The new owners of the property directly across from the Washington Suburban Sanitary Commission filtration plant on River Road have applied for a zoning change that would them to operate a restaurant, a 12-room inn, and several shops there.
The “Potomac Inn” site at River Road and Lake Potomac Drive belongs to Frances Koh, who submitted a rezoning application and development plan to the Montgomery County Planning Board. Koh is also expected to come to the Feb. 9 general meeting of the West Montgomery County Citizens Association to answer questions about his plans.
The property is currently zoned RE-2 (residential with two acres per dwelling) with several special exceptions that allowed now-defunct business on site. The country inn zone was designed to allow small businesses, primarily for dining, in historic buildings in rural areas that would not normally be approved as restaurants. The zoning designation also allows for a limited number of guest rooms and certain other “accessory uses.”
Koh has so far kept his plans mostly under wraps. Some citizens familiar with the plans have expressed concern.
“I told him we were not enthusiastic about this plan,” said George Barnes, planning and zoning chair for West Montgomery. “I thought the thing was totally uninteresting. There was not anything in there that would make the community say, ‘Oh, that’s a nice idea.’”
WEST MONTGOMERY has long sought to maintain Potomac as a mostly rural “green wedge” between the more developed areas of the county and the upcounty agricultural reserve. And that has meant working to keep commerce within Potomac Village.
West Montgomery would only want to allow commercial development farther out if it offered something truly attractive to the community, Barnes said. “If he wants to make it something the association might even support, they’re going to have to go a long way to make it an amenity for the community … not just a low budget effort to make use of every opportunity the ordinance provide to make a little money.”

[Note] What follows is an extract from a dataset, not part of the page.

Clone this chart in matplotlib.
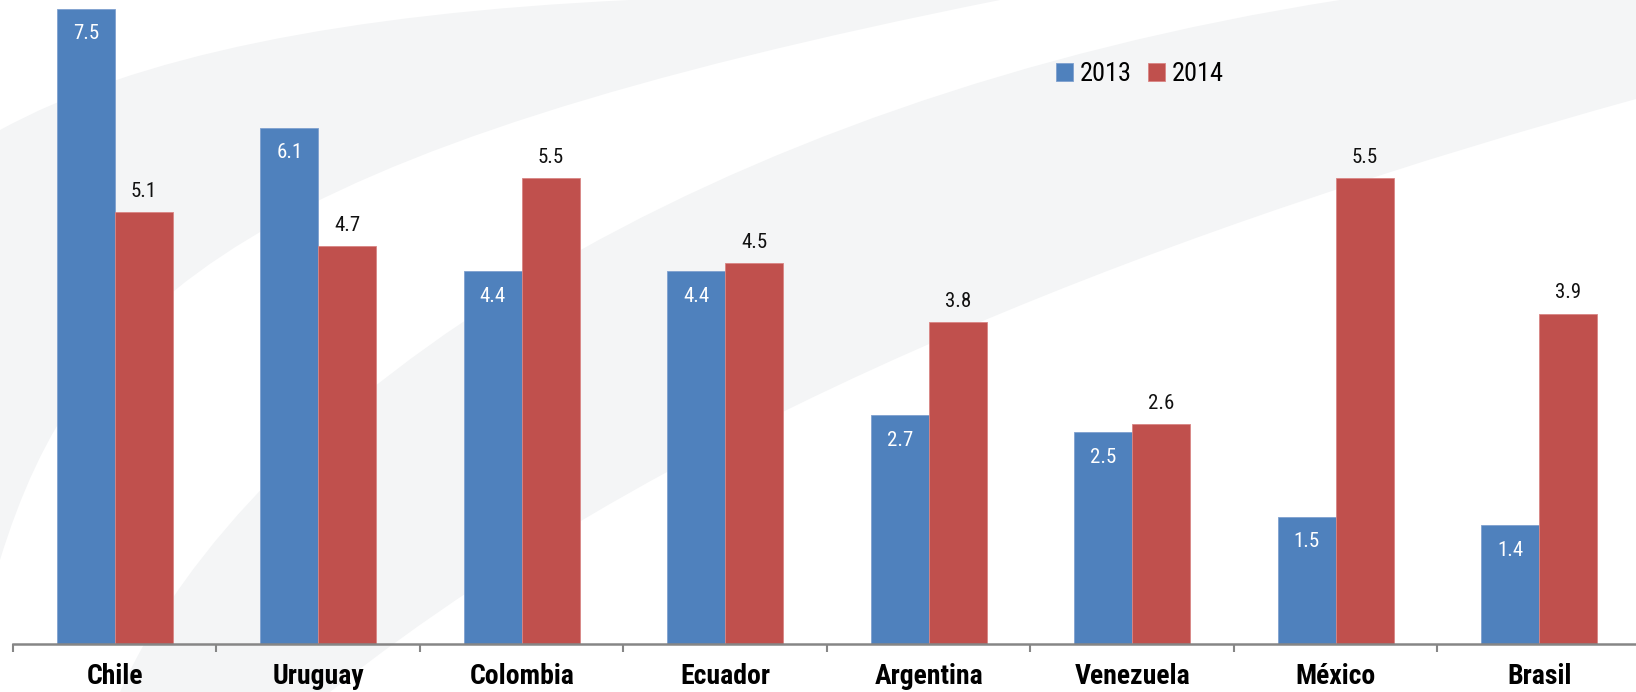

Callum Murray, Potomac Team Leader for the Maryland National Capital Parks and Planning Commission, said he had no objection in principle to allowing the country inn zone designation, but that plan presented a number of issues that needed to be addressed. “We thought the development should have been more concentrated, should have had less parking,” Murray said. “In my opinion it seemed appropriate to remove at least two of the existing buildings."
Murray also said that because it confronts the WSSC plant, the development should be set back as far as possible from River Road and should be oriented towards the stream valley to the north, away from River Road. In reviewing the plan, he also asked for a stormwater management plan to be submitted and for certain protections to be imposed on the stream valley.
"There were a lot of things we didn’t like about dev plan, which they agreed to change," he said.
UNDER COUNTY ZONING ordinance, country inn zone developments are subject to more scrutiny than most others. “Since this zone permits commercial uses in a rural location, approval of this zone shall be based upon certain restrictions not imposed upon other uses in rural areas nor upon restaurants and inns in commercial areas,” the ordinance reads. “Construction and development of a country inn zoned site must ensure that the proposed uses permitted in this zone will be compatible with and will not adversely affect the rural character of the surrounding area.”
In October, Normandie Farm applied to be rezoned as a country inn. A scheduled hearing on the possible rezoning has been suspended until summer while the owners work to resolve issues related to parking on the site.
West Montgomery had expressed concerns about the accessory uses allowed under the zoning, which include operating an antique shop, saddlery, and blacksmith shop. The owners of Normandie Farm have said they do not intend to take advantage of those uses, and have been “making an effort” Barnes said, by working to keep development set back from adjoining property owners and using lighting appropriate to the character of the area.
"That’s a positive step that we're supportive of,” he said.